Congratulations on your Italian knighthood. How do you feel?
I'm extremely proud. It's not an industry award but has come from the Italian Government so it's a really big honour. Normally this type of award is given to people who are much older and in fields like medicine or the church or CEOs of big corporations so it really came as such a big surprise.

What was the award in recognition of?
I've worked in this industry for 35 years and for the past 25 years at the Waterside Inn, I have helped a lot of young people from all over Europe. We train them not only in service and how to be professional but we also provide them with vital life skills like attitude and respect.

How did you find out about it?
In Italy they don't send letters and instead they sent a telegraph to the local police station in the little village where my parents live. Two police officers then went to my parents' house to deliver it and naturally my mother got the shock of her life when they arrived. When she called me to tell me she could hardly speak.

Did you have to be nominated to get this award?
Yes but I have no idea who nominated me. It couldn't have been someone from the hospitality industry but would have had to have been someone from within the Italian Government. Perhaps it was a guest from the Waterside Inn, I really don't know. But I'm hoping to find out when I go for my award ceremony in Italy.

Why would you encourage young people to choose a career in service?
It's really important for young people to understand that service is not just a job, it's a profession. It's about so much more than clearing plates and you can have some amazing opportunities in this industry. I once spent a few nights inside the Kremlin when Michel Roux was asked to cook for Boris Jelzin; I have met members of the Royal family and all sorts of celebrities doing my job.
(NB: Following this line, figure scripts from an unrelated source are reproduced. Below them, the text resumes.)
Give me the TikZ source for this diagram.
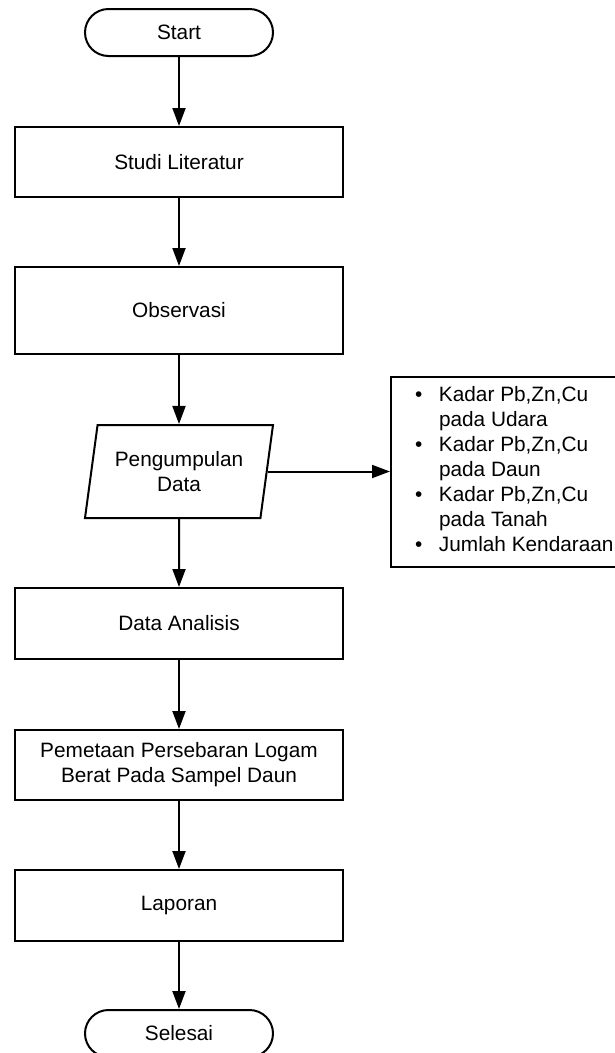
\documentclass[tikz,border=0pt]{standalone}
\usepackage{fontspec}
\setmainfont{Liberation Sans}
\usetikzlibrary{shapes.geometric, arrows.meta}

\begin{document}
\begin{tikzpicture}[x=1pt, y=-1pt, line width=2pt, font=\fontsize{20.8}{25}\selectfont,
	box/.style={draw, rectangle, minimum width=328pt, minimum height=70pt, align=center},
	term/.style={draw, rectangle, rounded corners=23.5pt, minimum width=188pt, minimum height=47pt},
	io/.style={draw, trapezium, trapezium left angle=75, trapezium right angle=105, trapezium stretches body, minimum width=188pt, minimum height=93pt, align=center},
	arr/.style={-{Triangle[length=18pt, width=13pt]}}]
	\useasboundingbox (0,0) rectangle (615,1053);
	\node[term] (start) at (179,32.5) {Start};
	\node[box] (studi) at (179,162) {Studi Literatur};
	\node[box, minimum height=87pt] (obs) at (179,310.5) {Observasi};
	\node[io] (kumpul) at (179,471.5) {Pengumpulan\\Data};
	\node[draw, anchor=west, minimum height=190pt, inner xsep=24pt, inner ysep=0pt] (detail) at (390,471.5)
		{\begin{tabular}{@{}p{24pt}@{}l@{}}
		\textbullet & Kadar Pb,Zn,Cu\\ & pada Udara\\
		\textbullet & Kadar Pb,Zn,Cu\\ & pada Daun\\
		\textbullet & Kadar Pb,Zn,Cu\\ & pada Tanah\\
		\textbullet & Jumlah Kendaraan
		\end{tabular}};
	\node[box, minimum height=71pt] (analisis) at (179,623.5) {Data Analisis};
	\node[box] (peta) at (179,765) {Pemetaan Persebaran Logam\\Berat Pada Sampel Daun};
	\node[box, minimum height=71pt] (lapor) at (179,905.5) {Laporan};
	\node[term] (selesai) at (179,1033.5) {Selesai};
	\draw[arr] (start) -- (studi);
	\draw[arr] (studi) -- (obs);
	\draw[arr] (obs) -- (kumpul);
	\draw[arr] (kumpul) -- (detail);
	\draw[arr] (kumpul) -- (analisis);
	\draw[arr] (analisis) -- (peta);
	\draw[arr] (peta) -- (lapor);
	\draw[arr] (lapor) -- (selesai);
\end{tikzpicture}
\end{document}
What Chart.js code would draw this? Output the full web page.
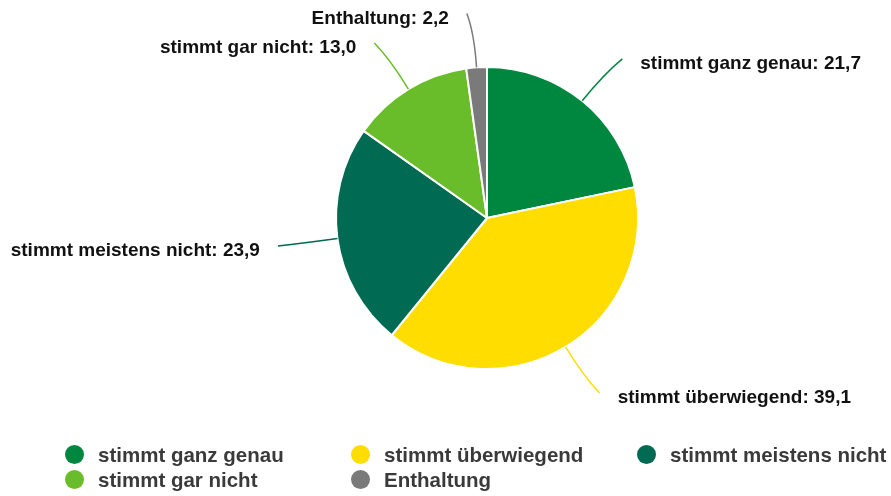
<!DOCTYPE html>
<html>
<head>
<meta charset="utf-8">
<script src="https://cdn.jsdelivr.net/npm/chart.js@4.4.1/dist/chart.umd.min.js"></script>
<style>
  html, body { margin: 0; padding: 0; background: #fff; }
  #wrap { position: relative; width: 891px; height: 496px; }
  #legende {
    position: absolute; left: 65px; top: 442px;
    display: grid; grid-template-columns: 286px 286px 286px; grid-auto-rows: 25px;
    font-family: "Liberation Sans", Arial, sans-serif; font-weight: bold; font-size: 20.5px; color: #3a3a3a;
  }
  #legende div { display: flex; align-items: center; white-space: nowrap; }
  #legende span.punkt { display: inline-block; width: 19px; height: 19px; border-radius: 50%; margin-right: 14px; }
</style>
</head>
<body>
<div id="wrap">
  <canvas id="torte" width="891" height="496"></canvas>
  <div id="legende"></div>
</div>
<script>
var etiquetas = ['stimmt ganz genau', 'stimmt überwiegend', 'stimmt meistens nicht', 'stimmt gar nicht', 'Enthaltung'];
var werte = [21.7, 39.1, 23.9, 13.0, 2.2];
var farben = ['#00873f', '#ffdd00', '#006a52', '#6abd2a', '#7a7a7a'];

// Beschriftungen mit Fuehrungslinien
var etikettenPlugin = {
  id: 'etiketten',
  afterDatasetsDraw: function (chart) {
    var ctx = chart.ctx;
    var meta = chart.getDatasetMeta(0);
    ctx.save();
    ctx.font = 'bold 19px "Liberation Sans", Arial, sans-serif';
    ctx.textBaseline = 'middle';
    meta.data.forEach(function (arc, i) {
      var mid = (arc.startAngle + arc.endAngle) / 2;
      var cx = Math.cos(mid), sy = Math.sin(mid);
      var r = arc.outerRadius;
      var dir = cx >= 0 ? 1 : -1;
      var x0 = arc.x + cx * r, y0 = arc.y + sy * r;
      var xc = arc.x + cx * (r + 35), yc = arc.y + sy * (r + 35);
      var x1 = arc.x + cx * (r + 54) + dir * 6, y1 = arc.y + sy * (r + 54);
      ctx.strokeStyle = farben[i];
      ctx.lineWidth = 1.5;
      ctx.beginPath();
      ctx.moveTo(x0, y0);
      ctx.quadraticCurveTo(xc, yc, x1, y1);
      ctx.stroke();
      ctx.fillStyle = '#111';
      ctx.textAlign = dir > 0 ? 'left' : 'right';
      var txt = etiquetas[i] + ': ' + werte[i].toFixed(1).replace('.', ',');
      ctx.fillText(txt, x1 + dir * 18, y1 + 5);
    });
    ctx.restore();
  }
};

var torte = new Chart(document.getElementById('torte'), {
  type: 'pie',
  plugins: [etikettenPlugin],
  data: {
    labels: etiquetas,
    datasets: [{
      data: werte,
      backgroundColor: farben,
      borderColor: '#ffffff',
      borderWidth: 2
    }]
  },
  options: {
    responsive: false,
    animation: false,
    layout: { padding: { top: 66, bottom: 126, left: 83, right: 0 } },
    plugins: {
      legend: { display: false },
      tooltip: { enabled: false }
    }
  }
});

// eigene Legende im Raster
var legende = document.getElementById('legende');
etiquetas.forEach(function (name, i) {
  var item = document.createElement('div');
  var punkt = document.createElement('span');
  punkt.className = 'punkt';
  punkt.style.background = farben[i];
  item.appendChild(punkt);
  item.appendChild(document.createTextNode(name));
  legende.appendChild(item);
});
</script>
</body>
</html>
What do you think needs to be done to improve service in this country?
Michel Roux Jr's programme the Art of Service did a lot to raise awareness but it seems like it's fading again now. I think there's too much focus on chefs but as Heston Blumenthal said, good service can repair bad food but good food can't repair bad service. Managers have a responsibility to be visible on the floor, lead by example and train their staff. Too many of them are holed up inside an office.